Stored data:

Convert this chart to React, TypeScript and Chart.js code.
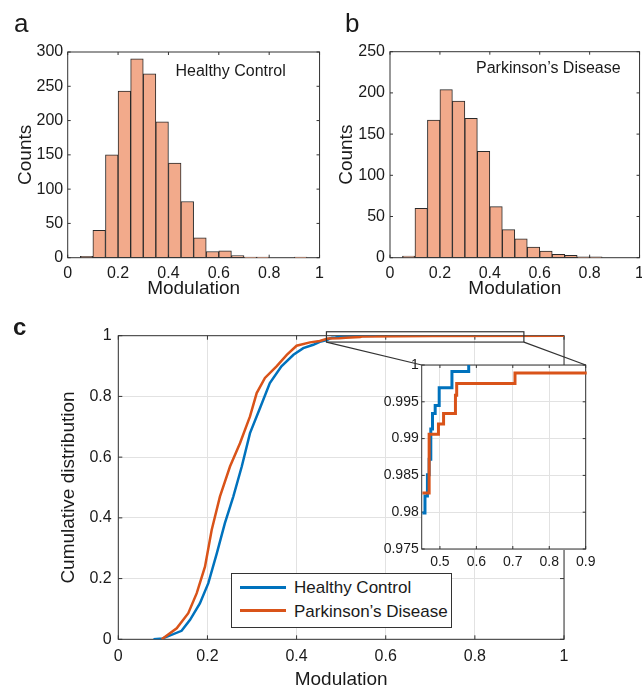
import React, { useEffect, useRef } from 'react';
import { Chart, registerables } from 'chart.js';

Chart.register(...registerables);

const FONT = "'Liberation Sans', Arial, Helvetica, sans-serif";
const TEXT = '#1a1a1a';
const AXIS = '#333333';
const GRID = '#e2e2e2';
const BAR_FILL = '#F2AA8B';
const BAR_EDGE = '#2a2a2a';
const BLUE = '#0072BD';
const ORANGE = '#D95319';

// ---- Histogram data (bin centres, width 0.05) ----
const binCenters = [0.075, 0.125, 0.175, 0.225, 0.275, 0.325, 0.375, 0.425, 0.475, 0.525, 0.575, 0.625, 0.675, 0.725, 0.775, 0.825, 0.875, 0.925];
const healthyCounts = [2, 40, 150, 243, 290, 268, 198, 138, 82, 29, 9, 10, 3, 1, 1, 0, 0, 1];
const parkinsonCounts = [2, 60, 167, 204, 190, 169, 129, 62, 34, 23, 13, 8, 4, 3, 1, 1, 0, 0];

const histXTicks = [0, 0.2, 0.4, 0.6, 0.8, 1];
const healthyYTicks = [0, 50, 100, 150, 200, 250, 300];
const parkinsonYTicks = [0, 50, 100, 150, 200, 250];

// ---- Cumulative distributions ----
const healthyCdfX = [0.079, 0.1, 0.142, 0.161, 0.183, 0.202, 0.221, 0.239, 0.258, 0.277, 0.2955, 0.318, 0.34, 0.366, 0.393, 0.415, 0.4375];
const healthyCdfY = [0, 0.003, 0.028, 0.064, 0.118, 0.185, 0.283, 0.382, 0.47, 0.569, 0.679, 0.762, 0.844, 0.899, 0.937, 0.959, 0.97];
const healthyTailX = [0.452, 0.459, 0.4657, 0.4704, 0.475, 0.4796, 0.487, 0.498, 0.533, 0.579];
const healthyTailY = [0.9799, 0.9822, 0.9851, 0.9872, 0.9913, 0.9934, 0.9945, 0.9969, 0.9991, 1.0];

const parkinsonCdfX = [0.0974, 0.131, 0.157, 0.176, 0.1945, 0.2095, 0.228, 0.2506, 0.273, 0.2955, 0.3105, 0.329, 0.355, 0.378, 0.4, 0.43];
const parkinsonCdfY = [0, 0.036, 0.086, 0.152, 0.239, 0.36, 0.47, 0.569, 0.646, 0.734, 0.811, 0.861, 0.899, 0.937, 0.967, 0.978];
const parkinsonTailX = [0.452, 0.4704, 0.496, 0.51, 0.5426, 0.546, 0.706, 1.0];
const parkinsonTailY = [0.9826, 0.9906, 0.992, 0.9934, 0.9959, 0.9975, 0.9989, 1.0];

const cdfXTicks = [0, 0.2, 0.4, 0.6, 0.8, 1];
const cdfYTicks = [0, 0.2, 0.4, 0.6, 0.8, 1];
const insetXTicks = [0.5, 0.6, 0.7, 0.8, 0.9];
const insetYTicks = [0.975, 0.98, 0.985, 0.99, 0.995, 1];
const zoomWindowX = [0.467, 0.91];
const zoomWindowY = [0.979, 1.013];

const seriesNames = ['Healthy Control', 'Parkinson\u2019s Disease'];

const pts = (xs: number[], ys: number[]) => xs.map((x, i) => ({ x, y: ys[i] }));

function boxPlugin(id: string, tickLen: number) {
  return {
    id,
    beforeDatasetsDraw(chart: any) {
      const { ctx, chartArea: a, scales } = chart;
      ctx.save();
      ctx.strokeStyle = AXIS;
      ctx.lineWidth = 1;
      ctx.beginPath();
      scales.x.ticks.forEach((t: any) => {
        const p = scales.x.getPixelForValue(t.value);
        ctx.moveTo(p, a.bottom);
        ctx.lineTo(p, a.bottom - tickLen);
        ctx.moveTo(p, a.top);
        ctx.lineTo(p, a.top + tickLen);
      });
      scales.y.ticks.forEach((t: any) => {
        const p = scales.y.getPixelForValue(t.value);
        ctx.moveTo(a.left, p);
        ctx.lineTo(a.left + tickLen, p);
        ctx.moveTo(a.right, p);
        ctx.lineTo(a.right - tickLen, p);
      });
      ctx.stroke();
      ctx.strokeRect(a.left, a.top, a.right - a.left, a.bottom - a.top);
      ctx.restore();
    },
  };
}

function fixedTicks(values: number[]) {
  return (scale: any) => {
    scale.ticks = values.map((v) => ({ value: v }));
  };
}

function tickOpts(size: number, padding: number) {
  return {
    color: TEXT,
    font: { family: FONT, size },
    padding,
    autoSkip: false,
    maxRotation: 0,
    minRotation: 0,
    callback: (v: any) => String(v),
  };
}

function histConfig(counts: number[], yMax: number, yTicks: number[], area: any, canvasW: number, canvasH: number, yTitlePad: number, yTickPad: number) {
  return {
    type: 'bar',
    data: {
      datasets: [
        {
          data: pts(binCenters, counts),
          backgroundColor: BAR_FILL,
          borderColor: BAR_EDGE,
          borderWidth: 1,
          borderSkipped: false,
          barPercentage: 1,
          categoryPercentage: 1,
        },
      ],
    },
    options: {
      responsive: false,
      animation: false,
      devicePixelRatio: 1,
      layout: { padding: { left: 0, top: area.top, right: canvasW - area.right, bottom: 0 } },
      plugins: { legend: { display: false }, tooltip: { enabled: false } },
      scales: {
        x: {
          type: 'linear',
          min: 0,
          max: 1,
          offset: false,
          grid: { display: false, drawTicks: false, offset: false },
          border: { display: false },
          afterBuildTicks: fixedTicks(histXTicks),
          afterFit: (s: any) => { s.height = canvasH - area.bottom; },
          ticks: tickOpts(16, 6),
          title: { display: true, text: 'Modulation', color: TEXT, font: { family: FONT, size: 19 }, padding: { top: 0, bottom: 4.6 } },
        },
        y: {
          type: 'linear',
          min: 0,
          max: yMax,
          grid: { display: false, drawTicks: false },
          border: { display: false },
          afterBuildTicks: fixedTicks(yTicks),
          afterFit: (s: any) => { s.width = area.left; },
          ticks: tickOpts(16, yTickPad),
          title: { display: true, text: 'Counts', color: TEXT, font: { family: FONT, size: 19 }, padding: { top: yTitlePad, bottom: 0 } },
        },
      },
    },
    plugins: [boxPlugin('histBox', 3)],
  } as any;
}

export default function App() {
  const aRef = useRef<HTMLCanvasElement>(null);
  const bRef = useRef<HTMLCanvasElement>(null);
  const cRef = useRef<HTMLCanvasElement>(null);
  const dRef = useRef<HTMLCanvasElement>(null);

  useEffect(() => {
    const charts: any[] = [];
    // Panel a
    charts.push(new Chart(aRef.current as any, histConfig(healthyCounts, 300, healthyYTicks, { left: 67.7, top: 52, right: 320.7, bottom: 257.7 }, 330, 305, 14.1, 4.5)));
    // Panel b
    charts.push(new Chart(bRef.current as any, histConfig(parkinsonCounts, 250, parkinsonYTicks, { left: 70, top: 51.7, right: 323, bottom: 257.7 }, 330, 305, 15.3, 5)));

    // Panel c (main)
    const CW = 642;
    const CH = 400;
    const mainArea = { left: 118.3, top: 30.7, right: 564, bottom: 334.3 };
    const mainChart: any = new Chart(cRef.current as any, {
      type: 'line',
      data: {
        datasets: [
          {
            label: seriesNames[0],
            data: pts([...healthyCdfX, ...healthyTailX], [...healthyCdfY, ...healthyTailY]),
            borderColor: BLUE,
            backgroundColor: BLUE,
            borderWidth: 2.5,
            pointRadius: 0,
            tension: 0,
            fill: false,
            order: 1,
          },
          {
            label: seriesNames[1],
            data: pts([...parkinsonCdfX, ...parkinsonTailX], [...parkinsonCdfY, ...parkinsonTailY]),
            borderColor: ORANGE,
            backgroundColor: ORANGE,
            borderWidth: 2.5,
            pointRadius: 0,
            tension: 0,
            fill: false,
            order: 0,
          },
        ],
      },
      options: {
        responsive: false,
        animation: false,
        devicePixelRatio: 1,
        layout: { padding: { left: 0, top: mainArea.top, right: CW - mainArea.right, bottom: 0 } },
        plugins: { legend: { display: false }, tooltip: { enabled: false } },
        scales: {
          x: {
            type: 'linear',
            min: 0,
            max: 1,
            grid: { color: GRID, lineWidth: 1, drawTicks: false },
            border: { display: false },
            afterBuildTicks: fixedTicks(cdfXTicks),
            afterFit: (s: any) => { s.height = CH - mainArea.bottom; },
            ticks: tickOpts(16, 7.8),
            title: { display: true, text: 'Modulation', color: TEXT, font: { family: FONT, size: 19 }, padding: { top: 0, bottom: 13.6 } },
          },
          y: {
            type: 'linear',
            min: 0,
            max: 1,
            grid: { color: GRID, lineWidth: 1, drawTicks: false },
            border: { display: false },
            afterBuildTicks: fixedTicks(cdfYTicks),
            afterFit: (s: any) => { s.width = mainArea.left; },
            ticks: tickOpts(16, 6.6),
            title: { display: true, text: 'Cumulative distribution', color: TEXT, font: { family: FONT, size: 19 }, padding: { top: 57.6, bottom: 0 } },
          },
        },
      },
      plugins: [boxPlugin('mainBox', 4)],
    } as any);
    charts.push(mainChart);

    // Inset (same canvas geometry as main so coordinates coincide)
    const insetArea = { left: 421.7, top: 60, right: 585.7, bottom: 244 };
    const insetDecor = {
      id: 'insetDecor',
      beforeDraw(chart: any) {
        const { ctx, chartArea: a } = chart;
        ctx.save();
        ctx.fillStyle = '#ffffff';
        ctx.fillRect(a.left, a.top, a.right - a.left, a.bottom - a.top);
        ctx.restore();
      },
      afterDraw(chart: any) {
        const { ctx, chartArea: a } = chart;
        const xs = mainChart.scales.x;
        const ys = mainChart.scales.y;
        const x0 = xs.getPixelForValue(zoomWindowX[0]);
        const x1 = xs.getPixelForValue(zoomWindowX[1]);
        const y0 = ys.getPixelForValue(zoomWindowY[0]);
        const y1 = ys.getPixelForValue(zoomWindowY[1]);
        ctx.save();
        ctx.strokeStyle = AXIS;
        ctx.lineWidth = 1.2;
        ctx.strokeRect(x0, y1, x1 - x0, y0 - y1);
        ctx.beginPath();
        ctx.moveTo(x0, y0);
        ctx.lineTo(a.left, a.top);
        ctx.moveTo(x1, y0);
        ctx.lineTo(a.right, a.top);
        ctx.stroke();
        ctx.restore();
      },
    };
    charts.push(new Chart(dRef.current as any, {
      type: 'line',
      data: {
        datasets: [
          {
            label: seriesNames[0],
            data: pts(healthyTailX, healthyTailY),
            borderColor: BLUE,
            borderWidth: 3,
            pointRadius: 0,
            stepped: 'before',
            fill: false,
            order: 1,
            clip: 1,
          },
          {
            label: seriesNames[1],
            data: pts(parkinsonTailX, parkinsonTailY),
            borderColor: ORANGE,
            borderWidth: 3,
            pointRadius: 0,
            stepped: 'before',
            fill: false,
            order: 0,
            clip: 1,
          },
        ],
      },
      options: {
        responsive: false,
        animation: false,
        devicePixelRatio: 1,
        layout: { padding: { left: 0, top: insetArea.top, right: CW - insetArea.right, bottom: 0 } },
        plugins: { legend: { display: false }, tooltip: { enabled: false } },
        scales: {
          x: {
            type: 'linear',
            min: 0.45,
            max: 0.9,
            grid: { color: GRID, lineWidth: 1, drawTicks: false },
            border: { display: false },
            afterBuildTicks: fixedTicks(insetXTicks),
            afterFit: (s: any) => { s.height = CH - insetArea.bottom; },
            ticks: tickOpts(14, 4.3),
          },
          y: {
            type: 'linear',
            min: 0.975,
            max: 1,
            grid: { color: GRID, lineWidth: 1, drawTicks: false },
            border: { display: false },
            afterBuildTicks: fixedTicks(insetYTicks),
            afterFit: (s: any) => { s.width = insetArea.left; },
            ticks: tickOpts(14, 3),
          },
        },
      },
      plugins: [insetDecor, boxPlugin('insetBox', 3)],
    } as any));

    return () => {
      charts.forEach((c) => c.destroy());
    };
  }, []);

  const abs = (s: any) => ({ position: 'absolute', ...s } as any);

  return (
    <div style={abs({ left: 0, top: 0, width: 642, height: 688, overflow: 'hidden', background: '#ffffff', fontFamily: FONT, color: TEXT })}>
      <canvas ref={aRef} width={330} height={305} style={abs({ left: 0, top: 0, width: 330, height: 305 })} />
      <canvas ref={bRef} width={330} height={305} style={abs({ left: 320, top: 0, width: 330, height: 305 })} />
      <canvas ref={cRef} width={642} height={400} style={abs({ left: 0, top: 305, width: 642, height: 400 })} />
      <canvas ref={dRef} width={642} height={400} style={abs({ left: 0, top: 305, width: 642, height: 400 })} />

      <div style={abs({ left: 14, top: 10, fontSize: 26, lineHeight: '26px' })}>a</div>
      <div style={abs({ left: 345, top: 10, fontSize: 26, lineHeight: '26px' })}>b</div>
      <div style={abs({ left: 13, top: 314.7, fontSize: 24, lineHeight: '24px', fontWeight: 'bold' })}>c</div>

      <div style={abs({ left: 175.5, top: 62.5, fontSize: 16, lineHeight: '16px', whiteSpace: 'nowrap' })}>{seriesNames[0]}</div>
      <div style={abs({ left: 476, top: 60, fontSize: 16, lineHeight: '16px', whiteSpace: 'nowrap' })}>{seriesNames[1]}</div>

      <div style={abs({ left: 231, top: 572.7, width: 221, height: 55.6, border: '1px solid #333', background: '#ffffff', boxSizing: 'border-box' })}>
        <div style={abs({ left: 8, top: 12.1, width: 46, height: 3, background: BLUE })} />
        <div style={abs({ left: 62, top: 5.3, fontSize: 17, lineHeight: '17px', whiteSpace: 'nowrap' })}>{seriesNames[0]}</div>
        <div style={abs({ left: 8, top: 35.8, width: 46, height: 3, background: ORANGE })} />
        <div style={abs({ left: 62, top: 29, fontSize: 17, lineHeight: '17px', whiteSpace: 'nowrap' })}>{seriesNames[1]}</div>
      </div>
    </div>
  );
}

Work instructions:
Leave the pictures out and please restate exactly the lines running from the start of the material through the one with "Chart.register(...registerables);".

Task answer:
Convert this chart to React, TypeScript and Chart.js code.
import React, { useEffect, useRef } from 'react';
import { Chart, registerables } from 'chart.js';

Chart.register(...registerables);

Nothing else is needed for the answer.